It was none other than Langston Hughes who called Oliver Wendell
Harrington America's greatest black cartoonist.
Yet largely because he chose to live as an expatriate far from
the American mainstream, he has been almost entirely overlooked by
contemporary historians and scholars of African American
culture.
Born in 1912 and a graduate of the Yale School of Fine Arts, he
was a prolific contributor of humorous and editorial cartoons to
the black press in the 1930s and 1940s, but he achieved fame for
his creation of a cartoon panel called "Dark Laughter," a satire of
Harlem society and featuring Bootsie, a character in the tradition
of the wise fool. Bootsie became widely known and loved wherever
black newspapers appeared.
For airing strong anti-racist views, Harrington was targeted
during the McCarthy era. And in 1951, he was self-exiled in Paris.

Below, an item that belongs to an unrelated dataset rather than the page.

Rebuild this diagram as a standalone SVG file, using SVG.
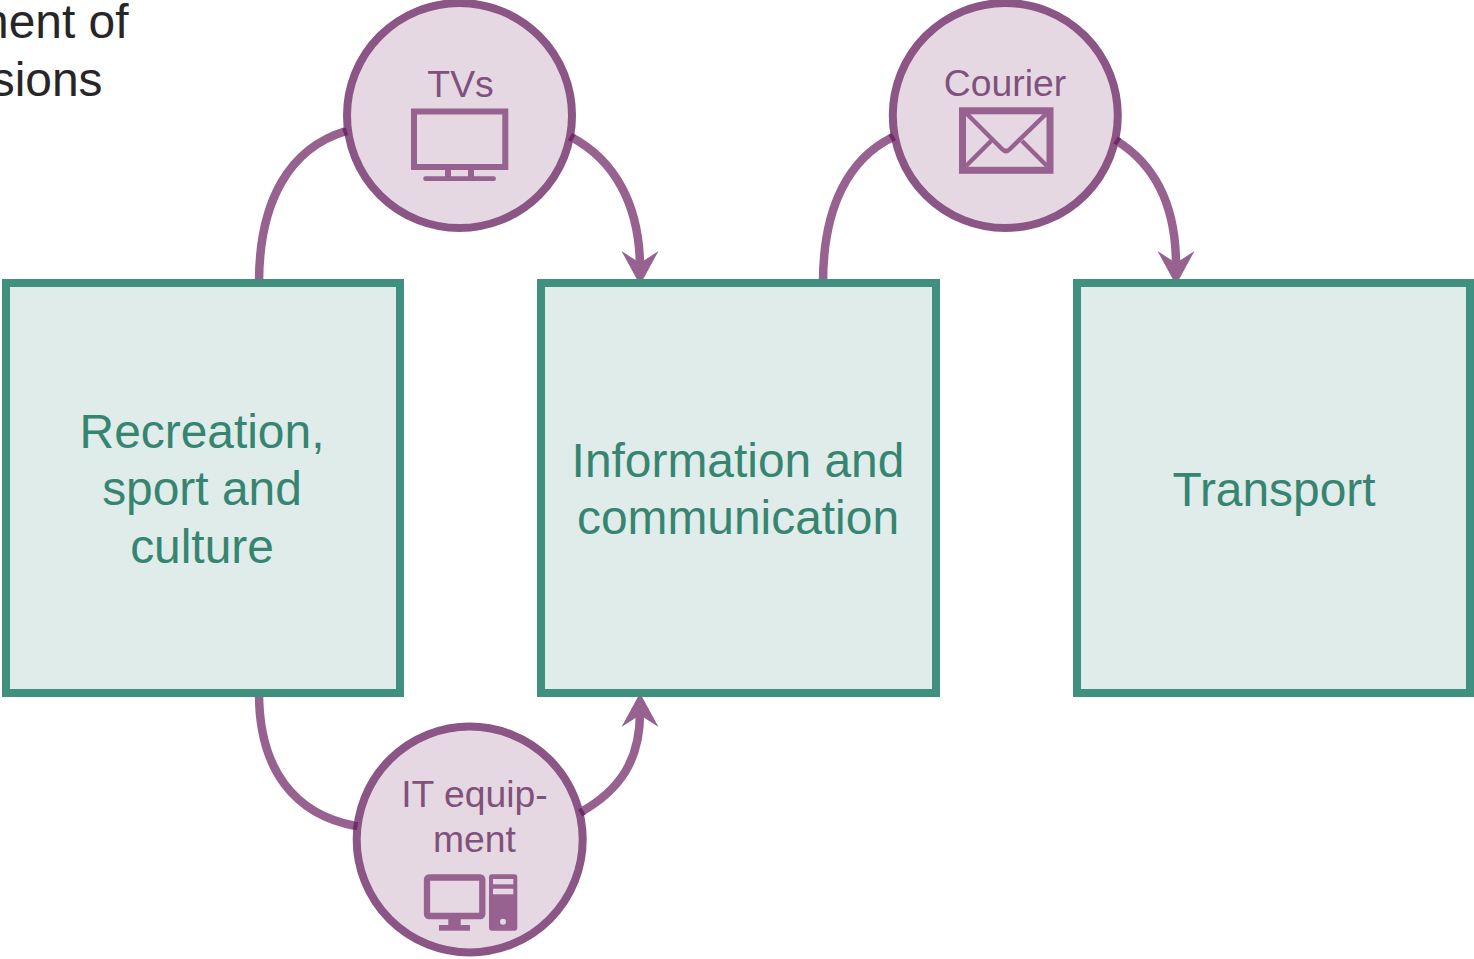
<svg xmlns="http://www.w3.org/2000/svg" width="1474" height="959" viewBox="0 0 1474 959">
<style>
text{font-family:"Liberation Sans",Arial,sans-serif;text-anchor:middle}
.box{fill:#e0ecea;stroke:#409080;stroke-width:8}
.boxt{font-size:47.900px;fill:#368571}
.circ{fill:#e5d8e3;stroke:#8b5585;stroke-width:8}
.ct{font-size:37.300px;fill:#80517b}
.con{fill:none;stroke:#97628f;stroke-width:8.500}
.jt{fill:none;stroke:#6f2a68;stroke-width:8}
.ah{fill:#97628f;stroke:none}
.ic{fill:#97628f;stroke:none}
.il{fill:none;stroke:#97628f}
.pt{font-size:47.900px;fill:#262626;text-anchor:end}
.hole{fill:#e5d8e3}
</style>
<defs>
<path id="ahd" class="ah" d="M0 0L-18.500 -34L0 -22L18.500 -34Z"/>
</defs>
<g id="caption">
<text class="pt" x="128.500" y="38">ment of</text>
<text class="pt" x="102.500" y="96">sions</text>
</g>
<g id="tvs">
<circle class="circ" cx="459.500" cy="115.500" r="112.500"/>
<text class="ct" x="460.500" y="97">TVs</text>
<rect class="il" x="414" y="111.500" width="91.300" height="55.500" stroke-width="6"/>
<rect class="ic" x="445" y="170" width="6" height="7"/>
<rect class="ic" x="468" y="170" width="6" height="7"/>
<rect class="ic" x="423.300" y="176.300" width="72.500" height="4.700" rx="2"/>
</g>
<g id="courier">
<circle class="circ" cx="1005.300" cy="115.500" r="112.500"/>
<text class="ct" x="1005" y="96">Courier</text>
<rect class="il" x="962.500" y="110.800" width="87.500" height="59.500" stroke-width="7"/>
<path class="il" stroke-width="4.500" d="M966 113L1002 149Q1006 153 1010 149L1047 113M991 141L966 166M1022 141L1047 166"/>
</g>
<g id="it-equipment">
<circle class="circ" cx="469.700" cy="839.500" r="113"/>
<text class="ct" x="474.500" y="807">IT equip-</text>
<text class="ct" x="474.500" y="852">ment</text>
<rect class="il" x="427" y="877.500" width="55.300" height="38.500" rx="2" stroke-width="6.300"/>
<rect class="ic" x="448.300" y="919" width="12.400" height="7"/>
<rect class="ic" x="439" y="925" width="31" height="5.700"/>
<rect class="ic" x="489" y="874.300" width="28.300" height="56.400" rx="3"/>
<rect class="hole" x="493" y="879" width="20.300" height="5.300"/>
<rect class="hole" x="493" y="888.700" width="20.300" height="5.600"/>
<circle class="hole" cx="503" cy="921.700" r="3"/>
</g>
<g id="connectors">
<path class="con" d="M259 283C259 200 290 148 346 131"/>
<path class="con" d="M571 137C615 160 639 205 640 265"/>
<use href="#ahd" x="640" y="285"/>
<path class="con" d="M823 283C823 205 850 158 893 137"/>
<path class="con" d="M1117 141C1155 165 1176 205 1176 265"/>
<use href="#ahd" x="1176" y="285"/>
<path class="con" d="M259 693C259 770 295 815 356 826"/>
<path class="con" d="M581 812C620 790 640 760 640 713"/>
<use href="#ahd" transform="translate(640 693) rotate(180)"/>
<path class="jt" d="M343.500 132.500L347 131.200"/>
<path class="jt" d="M570 136.500L573.500 138.500"/>
<path class="jt" d="M890.500 138.500L894 136.500"/>
<path class="jt" d="M1115.500 140L1119 142.200"/>
<path class="jt" d="M353.500 825.500L357.500 826.200"/>
<path class="jt" d="M580 813L583.500 811"/>
</g>
<g id="recreation">
<rect class="box" x="6" y="283" width="394" height="410"/>
<text class="boxt" x="202" y="448">Recreation,</text>
<text class="boxt" x="202" y="505">sport and</text>
<text class="boxt" x="202" y="563">culture</text>
</g>
<g id="information">
<rect class="box" x="541" y="283" width="395" height="410"/>
<text class="boxt" x="738" y="477">Information and</text>
<text class="boxt" x="738" y="534">communication</text>
</g>
<g id="transport">
<rect class="box" x="1077" y="283" width="393" height="410"/>
<text class="boxt" x="1274" y="506">Transport</text>
</g>
</svg>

In 1961, he found himself trapped behind the Berlin Wall. But, he
chose to remain in East Germany. His powerful political cartoons
were published in East German magazines and in the American
Communist newspaper "The Daily World." He became a favorite among
students and intellectuals in the Eastern Bloc. In America he was
mainly forgotten.
Here, selected from the Walter O. Evans Collection of
African-American Art, is an omnibus of Harrington's best cartoons
from the past four decades. It highlights his exceptional talent,
his potent impact with editorial comment and social criticism, and
his deserving of acclaim in his native land.